Desde esta perspectiva es ridículo y perturbador ser egocentrista. Es cierto que tenemos que tener autoestima, que es algo muy diferente al ego desorbitado. La autoestima, dentro de los límites de lo razonable, se fundamenta en el conocimiento de que somos cada uno de nosotros seres evolutivos, cambiantes y no petrificaciones estáticas inamovibles y óptimas contra las que cualquier pretensión de transformación es una agresión o un atentado. Cada persona inevitablemente fluye y cambia, con errores que comete y que le sirven igual o más que sus propios aciertos, con esfuerzos exitosos (o no) en la tarea del aprendizaje y con influencias externas que también nos conforman incluso a veces a pesar nuestro.

Si partimos de la posición modesta y sinceramente aceptada de que merecemos respeto por lo que vamos siendo en el tiempo de la vida pero que no necesitamos el imposible de conocerlo todo y si, además, nos relativizamos los méritos que creemos que nos encumbran, entonces viviremos mejor y con los pies muy asentados en el suelo.

Desde esta posición de digna y sabia humildad abandonaremos las actitudes de defensa de unos límites personales que en la realidad no existen.
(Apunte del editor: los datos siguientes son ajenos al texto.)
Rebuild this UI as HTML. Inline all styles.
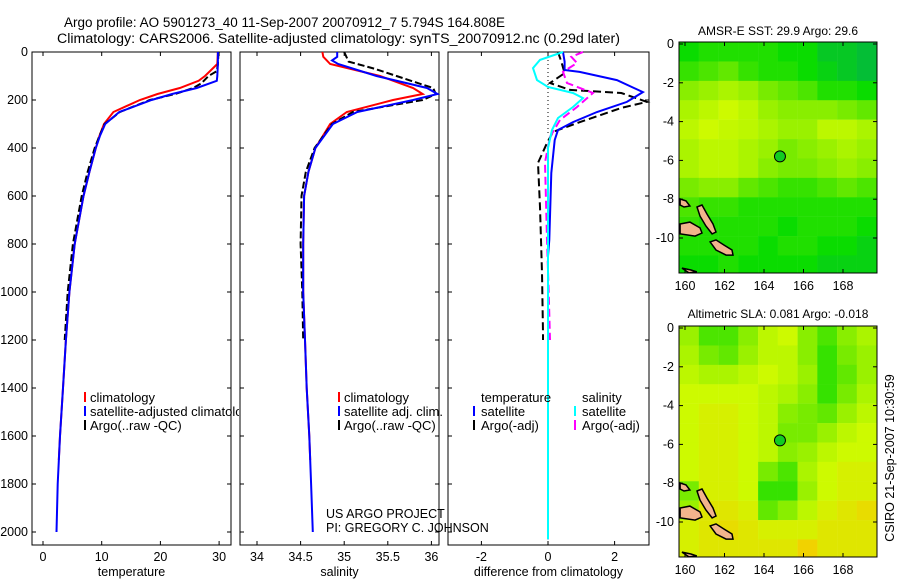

Y podremos progresar libremente en el cambio. Aprenderemos a escuchar y prescindir de los reconocimientos externos, estos reconocimientos por parte de gentes que muchas veces valoran en función de intereses tan oscuros como basados en ignorancias. Sin soberbia y libres de prejuicios propios basados en la estupidez, aprenderemos a escuchar, a reconocer el acierto o no de lo que nos dicen y podremos hacerlo desde una frialdad emotiva imprescindible para integrar en nosotros elementos extraños aprovechables.
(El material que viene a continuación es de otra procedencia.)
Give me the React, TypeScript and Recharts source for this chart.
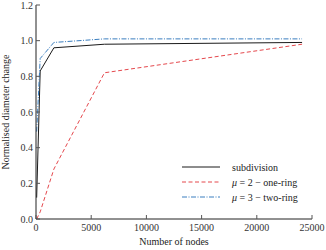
import { Label, Line, LineChart, XAxis, YAxis } from "recharts";

const nodes = [60, 380, 1620, 6200, 24100];
const subdivision = [0.12, 0.83, 0.96, 0.98, 0.99];
const oneRing = [0.0, 0.04, 0.28, 0.82, 0.98];
const twoRing = [0.49, 0.9, 0.99, 1.01, 1.01];

const xTicks = [0, 5000, 10000, 15000, 20000, 25000];
const yTicks = [0, 0.2, 0.4, 0.6, 0.8, 1.0, 1.2];

const data = nodes.map((n, i) => ({
  n,
  subdivision: subdivision[i],
  oneRing: oneRing[i],
  twoRing: twoRing[i],
}));

const FONT = "'Liberation Serif', 'DejaVu Serif', serif";
const TICK = "#555";

function BottomTick({ x, y, payload }: any) {
  return (
    <g>
      <line x1={x} y1={y} x2={x} y2={y - 4} stroke={TICK} strokeWidth={1} />
      <text x={x} y={y + 12} textAnchor="middle" fontSize={10} fontFamily={FONT} fill="#333">
        {payload.value}
      </text>
    </g>
  );
}

function LeftTick({ x, y, payload }: any) {
  return (
    <g>
      <line x1={x} y1={y} x2={x + 4} y2={y} stroke={TICK} strokeWidth={1} />
      <text x={x - 3} y={y + 3.5} textAnchor="end" fontSize={10} fontFamily={FONT} fill="#333">
        {Number(payload.value).toFixed(1)}
      </text>
    </g>
  );
}

function TopTick({ x, y }: any) {
  return <line x1={x} y1={y} x2={x} y2={y + 4} stroke={TICK} strokeWidth={1} />;
}

function RightTick({ x, y }: any) {
  return <line x1={x} y1={y} x2={x - 4} y2={y} stroke={TICK} strokeWidth={1} />;
}

const legendItems = [
  { label: "subdivision", color: "#1a1a1a", dash: undefined as string | undefined, mu: "" },
  { label: " = 2 \u2212 one-ring", color: "#e5484d", dash: "4 2.5", mu: "\u03bc" },
  { label: " = 3 \u2212 two-ring", color: "#3a7ebf", dash: "5 1.5 1 1.5", mu: "\u03bc" },
];

function LegendBox() {
  return (
    <svg width={140} height={48} style={{ position: "absolute", left: 182, top: 161, overflow: "visible" }}>
      {legendItems.map((it, i) => (
        <g key={i} transform={`translate(0, ${i * 15 + 6})`}>
          <line x1={0} y1={0} x2={38} y2={0} stroke={it.color} strokeWidth={1} strokeDasharray={it.dash} />
          <text x={50} y={3.5} fontSize={10} fontFamily={FONT} fill="#222">
            {it.mu ? <tspan fontStyle="italic">{it.mu}</tspan> : null}
            {it.label}
          </text>
        </g>
      ))}
    </svg>
  );
}

export default function App() {
  return (
    <div style={{ position: "absolute", left: 0, top: 0, width: 326, height: 250, background: "#fff" }}>
      <LineChart width={326} height={250} data={data} margin={{ top: 5, right: 14, left: 0, bottom: 0 }}>
        <XAxis
          dataKey="n"
          type="number"
          domain={[0, 25000]}
          ticks={xTicks}
          height={31}
          tickSize={0}
          tickMargin={0}
          tick={<BottomTick />}
          axisLine={{ stroke: "#222", strokeWidth: 1 }}
          interval={0}
        >
          <Label
            content={() => (
              <text x={174} y={245} textAnchor="middle" fontSize={10} fontFamily={FONT} fill="#222">
                Number of nodes
              </text>
            )}
          />
        </XAxis>
        <XAxis
          xAxisId="top"
          orientation="top"
          dataKey="n"
          type="number"
          domain={[0, 25000]}
          ticks={xTicks}
          height={0}
          tickSize={0}
          tickMargin={0}
          tick={<TopTick />}
          axisLine={{ stroke: "#a8a8a8", strokeWidth: 2 }}
          interval={0}
        />
        <YAxis
          type="number"
          domain={[0, 1.2]}
          ticks={yTicks}
          width={36}
          tickSize={0}
          tickMargin={0}
          tick={<LeftTick />}
          axisLine={{ stroke: "#222", strokeWidth: 1 }}
          interval={0}
        >
          <Label
            content={() => (
              <text
                x={9}
                y={112}
                transform="rotate(-90 9 112)"
                textAnchor="middle"
                fontSize={10}
                fontFamily={FONT}
                fill="#222"
              >
                Normalised diameter change
              </text>
            )}
          />
        </YAxis>
        <YAxis
          yAxisId="right"
          orientation="right"
          type="number"
          domain={[0, 1.2]}
          ticks={yTicks}
          width={0}
          tickSize={0}
          tickMargin={0}
          tick={<RightTick />}
          axisLine={{ stroke: "#a8a8a8", strokeWidth: 2 }}
          interval={0}
        />
        <Line
          dataKey="subdivision"
          stroke="#1a1a1a"
          strokeWidth={1}
          dot={false}
          type="linear"
          isAnimationActive={false}
        />
        <Line
          dataKey="oneRing"
          stroke="#e5484d"
          strokeWidth={1}
          strokeDasharray="4 2.5"
          dot={false}
          type="linear"
          isAnimationActive={false}
        />
        <Line
          dataKey="twoRing"
          stroke="#3a7ebf"
          strokeWidth={1}
          strokeDasharray="5 1.5 1 1.5"
          dot={false}
          type="linear"
          isAnimationActive={false}
        />
      </LineChart>
      <LegendBox />
    </div>
  );
}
Desde la conciencia de la relatividad del ego podremos estar receptivos a los que por experiencia, trabajo o estudios saben más que nosotros, podremos seguir lecciones de padres y maestros, seremos capaces de no oponernos sistemáticamente a lo que se nos exponga, sino que primero escucharemos y luego tomaremos posiciones a partir de nuestros razonamientos (que sabremos valorar en su justa medida y sabiendo que cambian en el tiempo).

Si hiciéramos un esfuerzo valiente en la tarea socrática de conocernos a nosotros mismos y viéramos con claridad la falta de identidad permanente de nuestros yoes personales (y no hablemos de los colectivos, tan horrorosamente nefastos), entonces ganaríamos en tranquilidad, en sosiego y en paz. Y nos alejaríamos de los estorbos de victimismos, defensas a ultranza de estatismos que no existen y de fantasmas atormentadores para así hacernos más libres y alegres. Y también más soportables.